Start

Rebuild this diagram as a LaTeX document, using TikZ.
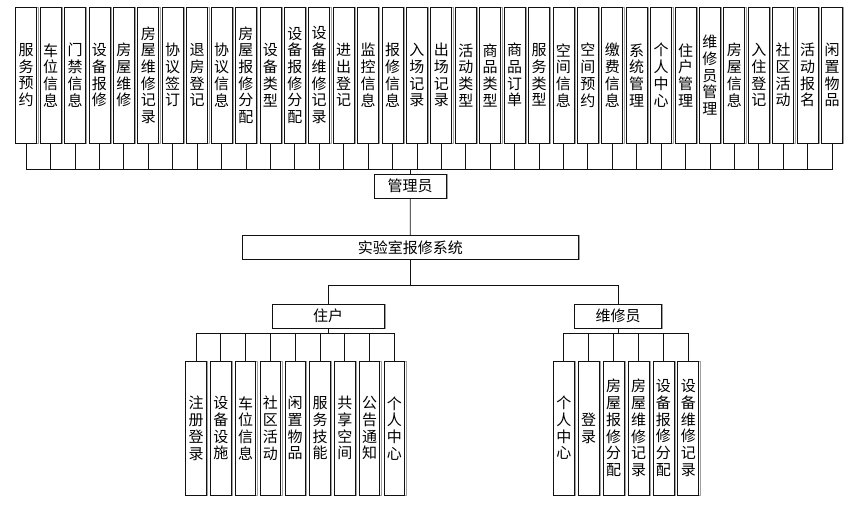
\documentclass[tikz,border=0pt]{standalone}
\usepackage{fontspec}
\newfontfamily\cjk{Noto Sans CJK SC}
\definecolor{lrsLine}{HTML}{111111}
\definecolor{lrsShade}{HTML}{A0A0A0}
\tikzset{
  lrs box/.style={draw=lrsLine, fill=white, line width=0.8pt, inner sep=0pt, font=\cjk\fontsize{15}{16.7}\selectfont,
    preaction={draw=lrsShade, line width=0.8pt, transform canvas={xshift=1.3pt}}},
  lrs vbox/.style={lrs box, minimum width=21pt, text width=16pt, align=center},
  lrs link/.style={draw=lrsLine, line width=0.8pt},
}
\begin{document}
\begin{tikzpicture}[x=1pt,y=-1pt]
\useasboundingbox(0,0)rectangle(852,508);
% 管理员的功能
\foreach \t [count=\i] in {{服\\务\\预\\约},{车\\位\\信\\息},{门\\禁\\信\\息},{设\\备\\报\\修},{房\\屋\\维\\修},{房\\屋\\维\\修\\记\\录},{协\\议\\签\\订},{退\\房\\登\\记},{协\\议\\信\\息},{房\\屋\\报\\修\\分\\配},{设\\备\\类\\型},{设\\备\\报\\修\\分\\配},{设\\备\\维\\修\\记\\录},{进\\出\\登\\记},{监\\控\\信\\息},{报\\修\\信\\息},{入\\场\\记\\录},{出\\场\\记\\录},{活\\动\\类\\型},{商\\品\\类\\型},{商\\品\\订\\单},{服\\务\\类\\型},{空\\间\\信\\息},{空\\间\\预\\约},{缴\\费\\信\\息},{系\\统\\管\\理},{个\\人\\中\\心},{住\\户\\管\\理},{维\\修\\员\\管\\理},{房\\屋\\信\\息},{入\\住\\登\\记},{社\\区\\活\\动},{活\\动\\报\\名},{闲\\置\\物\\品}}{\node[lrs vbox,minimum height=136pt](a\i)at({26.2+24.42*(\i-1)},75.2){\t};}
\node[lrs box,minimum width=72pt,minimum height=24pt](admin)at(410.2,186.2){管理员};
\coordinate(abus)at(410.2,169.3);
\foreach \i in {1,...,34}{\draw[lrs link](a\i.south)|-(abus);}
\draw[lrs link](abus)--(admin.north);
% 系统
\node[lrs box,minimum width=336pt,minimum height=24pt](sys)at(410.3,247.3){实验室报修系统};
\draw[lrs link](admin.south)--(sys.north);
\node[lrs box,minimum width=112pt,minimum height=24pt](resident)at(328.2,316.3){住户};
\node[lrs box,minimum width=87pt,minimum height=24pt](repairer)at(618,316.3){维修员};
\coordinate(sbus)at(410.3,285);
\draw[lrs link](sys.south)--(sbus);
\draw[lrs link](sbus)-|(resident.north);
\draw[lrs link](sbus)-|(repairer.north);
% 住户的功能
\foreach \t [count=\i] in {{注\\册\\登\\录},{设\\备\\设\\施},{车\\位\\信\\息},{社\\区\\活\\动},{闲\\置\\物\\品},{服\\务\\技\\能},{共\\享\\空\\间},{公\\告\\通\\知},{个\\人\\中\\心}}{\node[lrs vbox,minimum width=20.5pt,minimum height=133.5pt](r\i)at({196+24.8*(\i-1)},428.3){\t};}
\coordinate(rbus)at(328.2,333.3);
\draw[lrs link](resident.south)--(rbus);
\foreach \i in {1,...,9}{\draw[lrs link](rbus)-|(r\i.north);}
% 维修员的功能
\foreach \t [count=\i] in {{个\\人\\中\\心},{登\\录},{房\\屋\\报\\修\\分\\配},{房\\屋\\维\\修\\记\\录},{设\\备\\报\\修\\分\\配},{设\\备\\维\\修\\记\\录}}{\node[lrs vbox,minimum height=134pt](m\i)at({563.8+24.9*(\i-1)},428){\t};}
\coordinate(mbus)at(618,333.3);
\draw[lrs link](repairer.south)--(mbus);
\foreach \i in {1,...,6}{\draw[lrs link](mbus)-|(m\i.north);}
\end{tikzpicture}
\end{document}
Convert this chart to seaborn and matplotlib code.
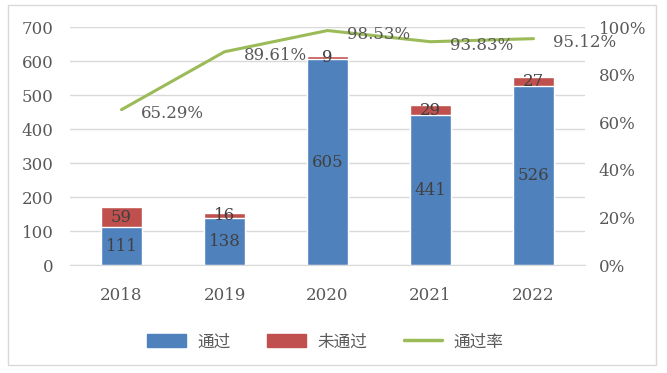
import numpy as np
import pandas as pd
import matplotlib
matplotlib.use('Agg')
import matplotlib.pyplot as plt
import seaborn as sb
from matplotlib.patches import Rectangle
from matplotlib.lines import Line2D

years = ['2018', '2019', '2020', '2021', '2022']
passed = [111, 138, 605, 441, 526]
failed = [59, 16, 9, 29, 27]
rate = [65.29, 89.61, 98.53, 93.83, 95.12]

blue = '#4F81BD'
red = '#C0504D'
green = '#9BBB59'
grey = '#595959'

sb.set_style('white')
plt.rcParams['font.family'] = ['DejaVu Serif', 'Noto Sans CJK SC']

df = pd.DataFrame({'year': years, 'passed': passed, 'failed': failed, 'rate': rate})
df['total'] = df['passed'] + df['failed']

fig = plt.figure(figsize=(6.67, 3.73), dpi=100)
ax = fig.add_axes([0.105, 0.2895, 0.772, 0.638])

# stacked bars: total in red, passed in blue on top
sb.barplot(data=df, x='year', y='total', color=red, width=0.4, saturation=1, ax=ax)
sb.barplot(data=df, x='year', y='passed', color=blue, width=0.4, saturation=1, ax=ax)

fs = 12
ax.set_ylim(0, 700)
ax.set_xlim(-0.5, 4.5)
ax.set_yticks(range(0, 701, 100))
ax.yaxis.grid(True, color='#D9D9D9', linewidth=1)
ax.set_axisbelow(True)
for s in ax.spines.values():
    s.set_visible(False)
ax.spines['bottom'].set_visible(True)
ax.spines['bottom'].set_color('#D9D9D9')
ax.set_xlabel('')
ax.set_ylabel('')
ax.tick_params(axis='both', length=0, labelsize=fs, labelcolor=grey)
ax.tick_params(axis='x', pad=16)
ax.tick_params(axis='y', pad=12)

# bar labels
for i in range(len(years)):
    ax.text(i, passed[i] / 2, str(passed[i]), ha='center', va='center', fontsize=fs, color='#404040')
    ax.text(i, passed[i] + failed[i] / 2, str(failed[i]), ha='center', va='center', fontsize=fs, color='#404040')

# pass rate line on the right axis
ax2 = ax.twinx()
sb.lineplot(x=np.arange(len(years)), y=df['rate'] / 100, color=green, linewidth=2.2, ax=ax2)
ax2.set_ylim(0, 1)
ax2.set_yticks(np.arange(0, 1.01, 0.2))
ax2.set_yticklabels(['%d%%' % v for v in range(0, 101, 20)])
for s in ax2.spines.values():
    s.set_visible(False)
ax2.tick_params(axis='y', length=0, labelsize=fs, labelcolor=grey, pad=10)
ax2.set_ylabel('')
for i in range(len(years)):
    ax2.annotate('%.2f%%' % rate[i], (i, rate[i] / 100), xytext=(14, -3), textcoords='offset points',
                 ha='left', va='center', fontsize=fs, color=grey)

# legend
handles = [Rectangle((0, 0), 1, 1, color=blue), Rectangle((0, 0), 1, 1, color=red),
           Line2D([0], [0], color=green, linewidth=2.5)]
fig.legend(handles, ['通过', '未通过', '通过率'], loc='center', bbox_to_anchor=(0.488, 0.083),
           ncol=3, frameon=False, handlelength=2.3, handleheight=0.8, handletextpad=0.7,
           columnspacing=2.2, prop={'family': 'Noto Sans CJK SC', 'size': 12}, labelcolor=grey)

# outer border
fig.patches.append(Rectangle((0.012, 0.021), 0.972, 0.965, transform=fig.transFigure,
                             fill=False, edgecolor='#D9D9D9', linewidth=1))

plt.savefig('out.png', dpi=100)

End

With the pictures left out, transcribe the material exactly.

Rebuild this diagram as a LaTeX document, using TikZ.
\documentclass[tikz,border=0pt]{standalone}
\usepackage{fontspec}
\newfontfamily\cjk{Noto Sans CJK SC}
\definecolor{lrsLine}{HTML}{111111}
\definecolor{lrsShade}{HTML}{A0A0A0}
\tikzset{
  lrs box/.style={draw=lrsLine, fill=white, line width=0.8pt, inner sep=0pt, font=\cjk\fontsize{15}{16.7}\selectfont,
    preaction={draw=lrsShade, line width=0.8pt, transform canvas={xshift=1.3pt}}},
  lrs vbox/.style={lrs box, minimum width=21pt, text width=16pt, align=center},
  lrs link/.style={draw=lrsLine, line width=0.8pt},
}
\begin{document}
\begin{tikzpicture}[x=1pt,y=-1pt]
\useasboundingbox(0,0)rectangle(852,508);
% 管理员的功能
\foreach \t [count=\i] in {{服\\务\\预\\约},{车\\位\\信\\息},{门\\禁\\信\\息},{设\\备\\报\\修},{房\\屋\\维\\修},{房\\屋\\维\\修\\记\\录},{协\\议\\签\\订},{退\\房\\登\\记},{协\\议\\信\\息},{房\\屋\\报\\修\\分\\配},{设\\备\\类\\型},{设\\备\\报\\修\\分\\配},{设\\备\\维\\修\\记\\录},{进\\出\\登\\记},{监\\控\\信\\息},{报\\修\\信\\息},{入\\场\\记\\录},{出\\场\\记\\录},{活\\动\\类\\型},{商\\品\\类\\型},{商\\品\\订\\单},{服\\务\\类\\型},{空\\间\\信\\息},{空\\间\\预\\约},{缴\\费\\信\\息},{系\\统\\管\\理},{个\\人\\中\\心},{住\\户\\管\\理},{维\\修\\员\\管\\理},{房\\屋\\信\\息},{入\\住\\登\\记},{社\\区\\活\\动},{活\\动\\报\\名},{闲\\置\\物\\品}}{\node[lrs vbox,minimum height=136pt](a\i)at({26.2+24.42*(\i-1)},75.2){\t};}
\node[lrs box,minimum width=72pt,minimum height=24pt](admin)at(410.2,186.2){管理员};
\coordinate(abus)at(410.2,169.3);
\foreach \i in {1,...,34}{\draw[lrs link](a\i.south)|-(abus);}
\draw[lrs link](abus)--(admin.north);
% 系统
\node[lrs box,minimum width=336pt,minimum height=24pt](sys)at(410.3,247.3){实验室报修系统};
\draw[lrs link](admin.south)--(sys.north);
\node[lrs box,minimum width=112pt,minimum height=24pt](resident)at(328.2,316.3){住户};
\node[lrs box,minimum width=87pt,minimum height=24pt](repairer)at(618,316.3){维修员};
\coordinate(sbus)at(410.3,285);
\draw[lrs link](sys.south)--(sbus);
\draw[lrs link](sbus)-|(resident.north);
\draw[lrs link](sbus)-|(repairer.north);
% 住户的功能
\foreach \t [count=\i] in {{注\\册\\登\\录},{设\\备\\设\\施},{车\\位\\信\\息},{社\\区\\活\\动},{闲\\置\\物\\品},{服\\务\\技\\能},{共\\享\\空\\间},{公\\告\\通\\知},{个\\人\\中\\心}}{\node[lrs vbox,minimum width=20.5pt,minimum height=133.5pt](r\i)at({196+24.8*(\i-1)},428.3){\t};}
\coordinate(rbus)at(328.2,333.3);
\draw[lrs link](resident.south)--(rbus);
\foreach \i in {1,...,9}{\draw[lrs link](rbus)-|(r\i.north);}
% 维修员的功能
\foreach \t [count=\i] in {{个\\人\\中\\心},{登\\录},{房\\屋\\报\\修\\分\\配},{房\\屋\\维\\修\\记\\录},{设\\备\\报\\修\\分\\配},{设\\备\\维\\修\\记\\录}}{\node[lrs vbox,minimum height=134pt](m\i)at({563.8+24.9*(\i-1)},428){\t};}
\coordinate(mbus)at(618,333.3);
\draw[lrs link](repairer.south)--(mbus);
\foreach \i in {1,...,6}{\draw[lrs link](mbus)-|(m\i.north);}
\end{tikzpicture}
\end{document}
Convert this chart to seaborn and matplotlib code.
import numpy as np
import pandas as pd
import matplotlib
matplotlib.use('Agg')
import matplotlib.pyplot as plt
import seaborn as sb
from matplotlib.patches import Rectangle
from matplotlib.lines import Line2D

years = ['2018', '2019', '2020', '2021', '2022']
passed = [111, 138, 605, 441, 526]
failed = [59, 16, 9, 29, 27]
rate = [65.29, 89.61, 98.53, 93.83, 95.12]

blue = '#4F81BD'
red = '#C0504D'
green = '#9BBB59'
grey = '#595959'

sb.set_style('white')
plt.rcParams['font.family'] = ['DejaVu Serif', 'Noto Sans CJK SC']

df = pd.DataFrame({'year': years, 'passed': passed, 'failed': failed, 'rate': rate})
df['total'] = df['passed'] + df['failed']

fig = plt.figure(figsize=(6.67, 3.73), dpi=100)
ax = fig.add_axes([0.105, 0.2895, 0.772, 0.638])

# stacked bars: total in red, passed in blue on top
sb.barplot(data=df, x='year', y='total', color=red, width=0.4, saturation=1, ax=ax)
sb.barplot(data=df, x='year', y='passed', color=blue, width=0.4, saturation=1, ax=ax)

fs = 12
ax.set_ylim(0, 700)
ax.set_xlim(-0.5, 4.5)
ax.set_yticks(range(0, 701, 100))
ax.yaxis.grid(True, color='#D9D9D9', linewidth=1)
ax.set_axisbelow(True)
for s in ax.spines.values():
    s.set_visible(False)
ax.spines['bottom'].set_visible(True)
ax.spines['bottom'].set_color('#D9D9D9')
ax.set_xlabel('')
ax.set_ylabel('')
ax.tick_params(axis='both', length=0, labelsize=fs, labelcolor=grey)
ax.tick_params(axis='x', pad=16)
ax.tick_params(axis='y', pad=12)

# bar labels
for i in range(len(years)):
    ax.text(i, passed[i] / 2, str(passed[i]), ha='center', va='center', fontsize=fs, color='#404040')
    ax.text(i, passed[i] + failed[i] / 2, str(failed[i]), ha='center', va='center', fontsize=fs, color='#404040')

# pass rate line on the right axis
ax2 = ax.twinx()
sb.lineplot(x=np.arange(len(years)), y=df['rate'] / 100, color=green, linewidth=2.2, ax=ax2)
ax2.set_ylim(0, 1)
ax2.set_yticks(np.arange(0, 1.01, 0.2))
ax2.set_yticklabels(['%d%%' % v for v in range(0, 101, 20)])
for s in ax2.spines.values():
    s.set_visible(False)
ax2.tick_params(axis='y', length=0, labelsize=fs, labelcolor=grey, pad=10)
ax2.set_ylabel('')
for i in range(len(years)):
    ax2.annotate('%.2f%%' % rate[i], (i, rate[i] / 100), xytext=(14, -3), textcoords='offset points',
                 ha='left', va='center', fontsize=fs, color=grey)

# legend
handles = [Rectangle((0, 0), 1, 1, color=blue), Rectangle((0, 0), 1, 1, color=red),
           Line2D([0], [0], color=green, linewidth=2.5)]
fig.legend(handles, ['通过', '未通过', '通过率'], loc='center', bbox_to_anchor=(0.488, 0.083),
           ncol=3, frameon=False, handlelength=2.3, handleheight=0.8, handletextpad=0.7,
           columnspacing=2.2, prop={'family': 'Noto Sans CJK SC', 'size': 12}, labelcolor=grey)

# outer border
fig.patches.append(Rectangle((0.012, 0.021), 0.972, 0.965, transform=fig.transFigure,
                             fill=False, edgecolor='#D9D9D9', linewidth=1))

plt.savefig('out.png', dpi=100)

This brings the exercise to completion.